(Stored items)
>>>>

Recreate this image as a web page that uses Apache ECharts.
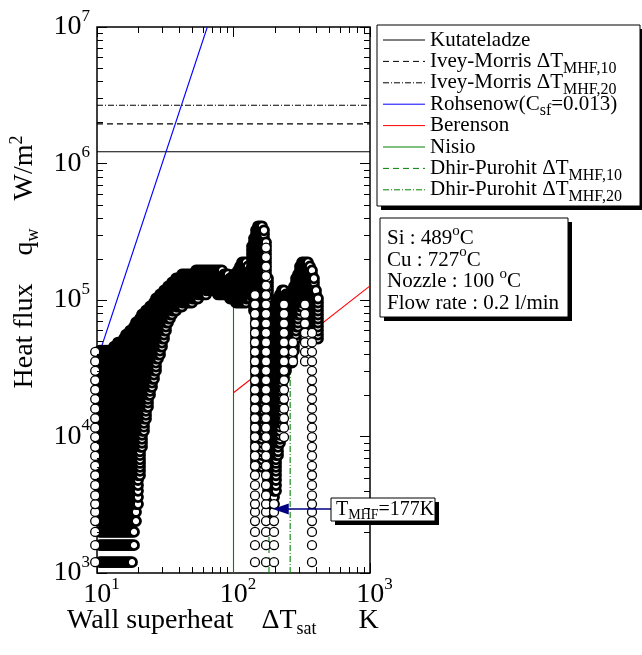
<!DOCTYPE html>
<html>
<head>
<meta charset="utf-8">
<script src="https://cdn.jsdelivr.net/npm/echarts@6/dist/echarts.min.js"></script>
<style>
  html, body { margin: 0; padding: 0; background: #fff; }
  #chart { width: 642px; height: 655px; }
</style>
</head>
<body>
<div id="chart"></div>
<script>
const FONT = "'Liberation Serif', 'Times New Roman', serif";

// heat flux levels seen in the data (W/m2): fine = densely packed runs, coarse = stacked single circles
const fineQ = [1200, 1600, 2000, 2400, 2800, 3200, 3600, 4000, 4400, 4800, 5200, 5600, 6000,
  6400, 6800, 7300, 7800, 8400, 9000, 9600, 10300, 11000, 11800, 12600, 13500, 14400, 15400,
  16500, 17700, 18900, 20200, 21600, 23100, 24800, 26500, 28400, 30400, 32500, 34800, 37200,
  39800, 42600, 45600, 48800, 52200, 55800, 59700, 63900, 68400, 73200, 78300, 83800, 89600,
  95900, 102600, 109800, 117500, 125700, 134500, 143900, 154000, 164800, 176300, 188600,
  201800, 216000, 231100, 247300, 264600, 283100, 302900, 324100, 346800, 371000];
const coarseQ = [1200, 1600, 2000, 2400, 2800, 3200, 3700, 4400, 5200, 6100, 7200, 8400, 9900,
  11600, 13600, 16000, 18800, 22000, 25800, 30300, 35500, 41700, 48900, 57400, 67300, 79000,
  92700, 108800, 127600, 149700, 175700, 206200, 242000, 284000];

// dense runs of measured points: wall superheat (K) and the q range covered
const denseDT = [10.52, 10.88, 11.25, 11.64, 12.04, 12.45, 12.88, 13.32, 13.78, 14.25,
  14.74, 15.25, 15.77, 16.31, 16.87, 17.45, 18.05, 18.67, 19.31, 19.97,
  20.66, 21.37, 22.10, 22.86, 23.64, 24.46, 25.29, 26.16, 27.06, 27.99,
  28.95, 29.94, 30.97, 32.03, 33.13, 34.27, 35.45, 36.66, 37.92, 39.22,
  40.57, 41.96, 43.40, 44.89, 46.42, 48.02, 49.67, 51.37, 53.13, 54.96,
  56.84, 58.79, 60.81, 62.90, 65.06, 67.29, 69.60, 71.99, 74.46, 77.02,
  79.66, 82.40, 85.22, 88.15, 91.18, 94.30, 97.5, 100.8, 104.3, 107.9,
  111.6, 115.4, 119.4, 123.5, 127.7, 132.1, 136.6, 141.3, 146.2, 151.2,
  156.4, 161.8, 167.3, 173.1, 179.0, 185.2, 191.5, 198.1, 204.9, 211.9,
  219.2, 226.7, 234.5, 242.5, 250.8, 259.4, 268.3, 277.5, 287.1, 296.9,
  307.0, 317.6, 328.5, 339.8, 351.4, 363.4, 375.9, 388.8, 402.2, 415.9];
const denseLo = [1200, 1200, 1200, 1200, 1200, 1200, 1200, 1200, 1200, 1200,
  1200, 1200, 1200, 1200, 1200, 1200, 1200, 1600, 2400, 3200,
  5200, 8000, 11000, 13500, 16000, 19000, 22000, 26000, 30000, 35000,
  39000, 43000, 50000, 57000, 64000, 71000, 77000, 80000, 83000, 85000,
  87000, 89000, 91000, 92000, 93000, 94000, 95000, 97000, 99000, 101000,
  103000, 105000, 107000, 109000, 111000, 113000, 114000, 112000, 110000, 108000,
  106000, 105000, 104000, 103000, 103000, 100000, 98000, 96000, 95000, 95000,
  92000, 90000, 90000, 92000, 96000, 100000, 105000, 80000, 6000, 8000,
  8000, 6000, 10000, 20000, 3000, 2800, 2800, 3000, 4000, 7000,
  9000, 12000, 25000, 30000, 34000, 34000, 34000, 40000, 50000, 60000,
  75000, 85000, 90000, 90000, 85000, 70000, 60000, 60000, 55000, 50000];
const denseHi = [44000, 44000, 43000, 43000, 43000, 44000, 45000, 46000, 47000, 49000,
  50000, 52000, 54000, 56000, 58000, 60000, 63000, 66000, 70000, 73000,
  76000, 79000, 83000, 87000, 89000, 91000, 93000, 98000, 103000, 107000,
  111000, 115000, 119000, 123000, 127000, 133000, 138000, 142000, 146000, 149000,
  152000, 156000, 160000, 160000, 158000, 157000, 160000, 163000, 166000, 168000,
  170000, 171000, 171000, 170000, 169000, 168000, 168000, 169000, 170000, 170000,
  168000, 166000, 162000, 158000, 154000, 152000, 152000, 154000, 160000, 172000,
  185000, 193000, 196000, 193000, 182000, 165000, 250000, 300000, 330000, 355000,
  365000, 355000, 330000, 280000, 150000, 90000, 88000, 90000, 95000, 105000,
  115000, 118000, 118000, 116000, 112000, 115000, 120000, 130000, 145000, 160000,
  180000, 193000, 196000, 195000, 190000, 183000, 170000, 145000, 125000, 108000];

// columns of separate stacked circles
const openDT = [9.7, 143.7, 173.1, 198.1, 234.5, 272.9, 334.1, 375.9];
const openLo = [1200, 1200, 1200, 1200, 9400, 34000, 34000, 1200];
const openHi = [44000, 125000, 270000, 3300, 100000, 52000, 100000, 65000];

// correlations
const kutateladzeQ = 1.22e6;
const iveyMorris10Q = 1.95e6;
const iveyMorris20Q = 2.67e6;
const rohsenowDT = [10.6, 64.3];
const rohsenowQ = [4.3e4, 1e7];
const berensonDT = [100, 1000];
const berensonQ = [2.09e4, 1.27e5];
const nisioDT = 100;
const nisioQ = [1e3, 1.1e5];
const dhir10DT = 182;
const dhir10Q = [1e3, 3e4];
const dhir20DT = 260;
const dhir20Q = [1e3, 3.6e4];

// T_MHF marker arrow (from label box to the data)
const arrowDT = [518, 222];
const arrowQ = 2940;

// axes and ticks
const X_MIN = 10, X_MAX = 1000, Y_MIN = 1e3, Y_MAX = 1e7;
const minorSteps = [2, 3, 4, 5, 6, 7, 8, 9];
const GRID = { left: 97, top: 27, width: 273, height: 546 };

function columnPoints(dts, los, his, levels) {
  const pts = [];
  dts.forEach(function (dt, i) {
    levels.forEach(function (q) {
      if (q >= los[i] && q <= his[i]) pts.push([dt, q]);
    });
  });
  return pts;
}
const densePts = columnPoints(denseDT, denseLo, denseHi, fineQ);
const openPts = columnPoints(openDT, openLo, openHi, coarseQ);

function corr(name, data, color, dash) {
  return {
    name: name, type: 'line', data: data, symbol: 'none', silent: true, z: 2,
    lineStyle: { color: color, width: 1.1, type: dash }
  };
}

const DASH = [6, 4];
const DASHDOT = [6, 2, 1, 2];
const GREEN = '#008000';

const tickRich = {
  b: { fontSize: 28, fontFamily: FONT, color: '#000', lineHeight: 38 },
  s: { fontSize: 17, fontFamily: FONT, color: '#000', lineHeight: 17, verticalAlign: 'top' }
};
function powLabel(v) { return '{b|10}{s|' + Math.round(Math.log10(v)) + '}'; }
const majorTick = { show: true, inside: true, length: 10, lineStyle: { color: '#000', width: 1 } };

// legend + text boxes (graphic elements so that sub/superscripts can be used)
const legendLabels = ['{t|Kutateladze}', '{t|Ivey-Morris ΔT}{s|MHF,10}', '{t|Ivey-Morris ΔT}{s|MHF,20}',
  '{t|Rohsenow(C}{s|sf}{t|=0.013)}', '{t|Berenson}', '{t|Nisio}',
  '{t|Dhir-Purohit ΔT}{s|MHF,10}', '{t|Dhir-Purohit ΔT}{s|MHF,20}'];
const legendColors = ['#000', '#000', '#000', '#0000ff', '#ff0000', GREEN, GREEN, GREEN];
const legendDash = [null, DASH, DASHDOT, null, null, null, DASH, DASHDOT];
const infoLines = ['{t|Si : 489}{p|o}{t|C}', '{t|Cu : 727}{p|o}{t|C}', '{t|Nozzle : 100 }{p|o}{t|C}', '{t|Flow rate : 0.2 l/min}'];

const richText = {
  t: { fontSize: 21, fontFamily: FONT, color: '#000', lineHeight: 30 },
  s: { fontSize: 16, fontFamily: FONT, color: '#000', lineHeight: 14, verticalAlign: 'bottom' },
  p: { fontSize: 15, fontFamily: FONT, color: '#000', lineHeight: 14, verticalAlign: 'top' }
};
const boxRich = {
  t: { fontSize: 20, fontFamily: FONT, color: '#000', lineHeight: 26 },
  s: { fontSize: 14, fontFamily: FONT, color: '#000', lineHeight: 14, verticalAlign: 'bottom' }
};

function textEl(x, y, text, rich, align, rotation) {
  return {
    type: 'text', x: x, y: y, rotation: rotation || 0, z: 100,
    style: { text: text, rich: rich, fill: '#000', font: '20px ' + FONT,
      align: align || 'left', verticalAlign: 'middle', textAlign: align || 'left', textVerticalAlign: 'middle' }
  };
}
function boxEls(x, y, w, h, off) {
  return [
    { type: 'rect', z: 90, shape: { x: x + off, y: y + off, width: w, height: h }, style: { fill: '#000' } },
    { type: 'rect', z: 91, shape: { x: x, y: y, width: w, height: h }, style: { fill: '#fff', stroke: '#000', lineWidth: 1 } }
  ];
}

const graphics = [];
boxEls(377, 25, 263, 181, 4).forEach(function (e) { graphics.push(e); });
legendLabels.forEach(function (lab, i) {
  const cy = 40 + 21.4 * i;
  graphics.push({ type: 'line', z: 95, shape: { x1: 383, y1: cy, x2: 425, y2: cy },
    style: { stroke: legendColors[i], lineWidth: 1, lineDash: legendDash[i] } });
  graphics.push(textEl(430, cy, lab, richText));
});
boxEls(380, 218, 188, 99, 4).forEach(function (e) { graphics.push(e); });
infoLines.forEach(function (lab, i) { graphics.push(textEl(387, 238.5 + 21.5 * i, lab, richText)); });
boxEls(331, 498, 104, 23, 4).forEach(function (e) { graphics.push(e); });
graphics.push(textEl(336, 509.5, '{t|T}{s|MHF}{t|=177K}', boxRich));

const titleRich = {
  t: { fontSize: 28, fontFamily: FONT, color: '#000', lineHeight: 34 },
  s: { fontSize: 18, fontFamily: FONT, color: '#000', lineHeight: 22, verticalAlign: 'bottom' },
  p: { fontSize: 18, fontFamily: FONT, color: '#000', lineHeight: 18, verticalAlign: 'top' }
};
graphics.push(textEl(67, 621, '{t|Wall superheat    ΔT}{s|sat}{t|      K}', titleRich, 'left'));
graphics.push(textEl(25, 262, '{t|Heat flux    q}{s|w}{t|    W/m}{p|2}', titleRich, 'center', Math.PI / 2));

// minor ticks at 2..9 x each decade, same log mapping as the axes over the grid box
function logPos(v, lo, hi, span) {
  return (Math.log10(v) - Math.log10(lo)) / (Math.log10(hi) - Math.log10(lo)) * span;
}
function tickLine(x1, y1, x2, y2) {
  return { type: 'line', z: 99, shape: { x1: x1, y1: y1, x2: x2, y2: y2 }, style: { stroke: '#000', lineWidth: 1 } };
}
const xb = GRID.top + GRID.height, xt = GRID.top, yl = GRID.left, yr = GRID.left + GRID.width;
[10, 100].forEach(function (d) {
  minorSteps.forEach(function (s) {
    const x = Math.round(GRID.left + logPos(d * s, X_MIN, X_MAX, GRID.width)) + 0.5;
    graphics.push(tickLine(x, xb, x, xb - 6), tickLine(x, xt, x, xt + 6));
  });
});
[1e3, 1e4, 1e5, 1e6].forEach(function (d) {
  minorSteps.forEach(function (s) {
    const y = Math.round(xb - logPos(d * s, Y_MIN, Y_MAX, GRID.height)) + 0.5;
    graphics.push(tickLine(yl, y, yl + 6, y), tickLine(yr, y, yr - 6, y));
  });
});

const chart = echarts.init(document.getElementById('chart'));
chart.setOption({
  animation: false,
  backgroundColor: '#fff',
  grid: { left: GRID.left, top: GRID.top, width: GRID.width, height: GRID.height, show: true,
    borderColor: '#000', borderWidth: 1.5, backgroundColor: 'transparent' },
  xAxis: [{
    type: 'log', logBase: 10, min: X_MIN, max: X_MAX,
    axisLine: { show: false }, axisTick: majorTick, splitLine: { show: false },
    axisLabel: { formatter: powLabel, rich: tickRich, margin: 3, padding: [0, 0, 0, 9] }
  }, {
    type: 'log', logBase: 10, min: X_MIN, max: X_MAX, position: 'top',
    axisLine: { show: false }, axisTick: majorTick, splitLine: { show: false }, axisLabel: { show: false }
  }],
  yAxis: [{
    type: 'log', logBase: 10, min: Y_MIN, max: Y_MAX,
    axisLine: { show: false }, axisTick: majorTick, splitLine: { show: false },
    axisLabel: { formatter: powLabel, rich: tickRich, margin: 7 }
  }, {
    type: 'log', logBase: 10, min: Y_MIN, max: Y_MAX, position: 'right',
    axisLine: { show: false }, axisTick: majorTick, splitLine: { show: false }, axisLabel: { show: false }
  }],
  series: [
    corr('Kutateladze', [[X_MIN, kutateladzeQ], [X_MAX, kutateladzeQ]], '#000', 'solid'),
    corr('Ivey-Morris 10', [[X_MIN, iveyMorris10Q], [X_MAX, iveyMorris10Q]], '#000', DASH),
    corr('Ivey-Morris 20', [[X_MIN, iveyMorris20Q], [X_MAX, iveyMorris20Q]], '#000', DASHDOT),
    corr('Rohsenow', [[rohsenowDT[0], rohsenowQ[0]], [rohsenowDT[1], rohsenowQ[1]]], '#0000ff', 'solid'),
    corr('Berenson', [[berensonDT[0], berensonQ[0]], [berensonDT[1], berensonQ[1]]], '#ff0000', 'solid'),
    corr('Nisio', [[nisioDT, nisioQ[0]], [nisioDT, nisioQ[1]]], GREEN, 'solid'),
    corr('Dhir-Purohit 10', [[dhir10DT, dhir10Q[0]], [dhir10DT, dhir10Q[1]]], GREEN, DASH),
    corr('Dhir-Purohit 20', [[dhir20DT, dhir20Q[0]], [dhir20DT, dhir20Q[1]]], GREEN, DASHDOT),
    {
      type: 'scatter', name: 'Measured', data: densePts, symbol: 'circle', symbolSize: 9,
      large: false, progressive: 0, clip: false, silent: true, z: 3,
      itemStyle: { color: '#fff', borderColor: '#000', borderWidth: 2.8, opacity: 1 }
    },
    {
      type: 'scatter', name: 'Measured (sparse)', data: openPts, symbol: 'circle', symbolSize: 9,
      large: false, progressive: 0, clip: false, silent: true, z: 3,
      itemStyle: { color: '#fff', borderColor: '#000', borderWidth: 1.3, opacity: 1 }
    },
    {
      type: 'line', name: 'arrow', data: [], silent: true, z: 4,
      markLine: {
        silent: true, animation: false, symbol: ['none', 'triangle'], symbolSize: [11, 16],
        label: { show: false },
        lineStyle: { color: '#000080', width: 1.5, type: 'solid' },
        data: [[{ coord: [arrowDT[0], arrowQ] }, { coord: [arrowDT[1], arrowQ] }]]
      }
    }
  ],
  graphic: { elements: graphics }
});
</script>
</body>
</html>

<<<<
>>>>

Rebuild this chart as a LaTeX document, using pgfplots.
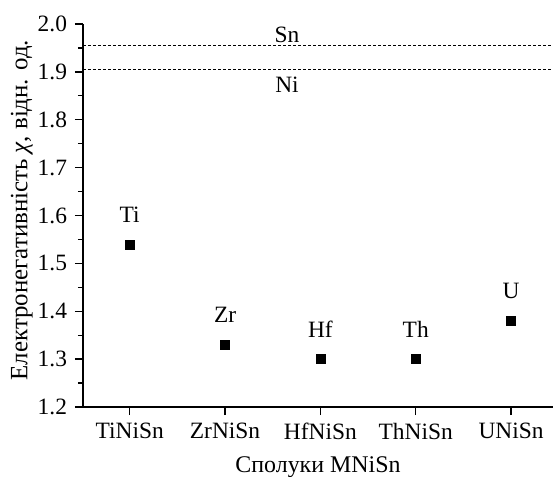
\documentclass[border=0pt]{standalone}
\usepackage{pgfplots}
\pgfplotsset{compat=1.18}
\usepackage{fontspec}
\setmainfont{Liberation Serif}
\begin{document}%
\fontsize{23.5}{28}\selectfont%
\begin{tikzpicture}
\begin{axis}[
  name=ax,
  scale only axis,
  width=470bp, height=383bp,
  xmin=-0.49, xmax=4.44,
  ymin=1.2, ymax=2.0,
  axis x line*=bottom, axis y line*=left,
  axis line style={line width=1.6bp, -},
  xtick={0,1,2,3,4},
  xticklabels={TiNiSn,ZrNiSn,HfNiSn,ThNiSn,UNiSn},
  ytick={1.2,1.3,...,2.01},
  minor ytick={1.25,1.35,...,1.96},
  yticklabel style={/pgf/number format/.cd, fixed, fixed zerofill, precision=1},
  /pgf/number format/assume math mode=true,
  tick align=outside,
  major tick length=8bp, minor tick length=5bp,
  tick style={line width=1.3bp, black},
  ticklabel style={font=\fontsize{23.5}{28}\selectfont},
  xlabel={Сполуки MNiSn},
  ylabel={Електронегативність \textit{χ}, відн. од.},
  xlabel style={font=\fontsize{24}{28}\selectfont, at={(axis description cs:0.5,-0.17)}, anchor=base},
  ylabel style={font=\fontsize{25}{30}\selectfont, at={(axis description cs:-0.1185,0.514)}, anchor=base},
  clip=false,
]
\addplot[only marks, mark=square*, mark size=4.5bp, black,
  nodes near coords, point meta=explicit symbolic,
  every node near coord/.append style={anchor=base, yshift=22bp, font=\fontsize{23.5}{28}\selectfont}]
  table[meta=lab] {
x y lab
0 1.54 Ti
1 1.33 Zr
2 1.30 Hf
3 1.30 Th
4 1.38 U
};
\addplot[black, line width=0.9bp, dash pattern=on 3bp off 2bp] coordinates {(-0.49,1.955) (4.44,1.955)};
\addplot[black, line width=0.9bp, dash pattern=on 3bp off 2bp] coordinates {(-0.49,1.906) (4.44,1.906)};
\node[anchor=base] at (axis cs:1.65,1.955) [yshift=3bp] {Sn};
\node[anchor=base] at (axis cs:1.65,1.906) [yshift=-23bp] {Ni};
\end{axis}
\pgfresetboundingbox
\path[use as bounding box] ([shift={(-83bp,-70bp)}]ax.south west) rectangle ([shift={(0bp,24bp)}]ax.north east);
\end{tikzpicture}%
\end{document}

<<<<

▶ _WHAT YOU SHOULD DO_: Do not include pictures. Give again exactly the lines starting at the one with "Recreate this image" and ending at the one with "Serif', 'Times New", both included.

▶ _PROBLEM SOLUTION_:
Recreate this image as a web page that uses Apache ECharts.
<!DOCTYPE html>
<html>
<head>
<meta charset="utf-8">
<script src="https://cdn.jsdelivr.net/npm/echarts@6/dist/echarts.min.js"></script>
<style>
  html, body { margin: 0; padding: 0; background: #fff; }
  #chart { width: 642px; height: 655px; }
</style>
</head>
<body>
<div id="chart"></div>
<script>
const FONT = "'Liberation Serif', 'Times New Roman', serif";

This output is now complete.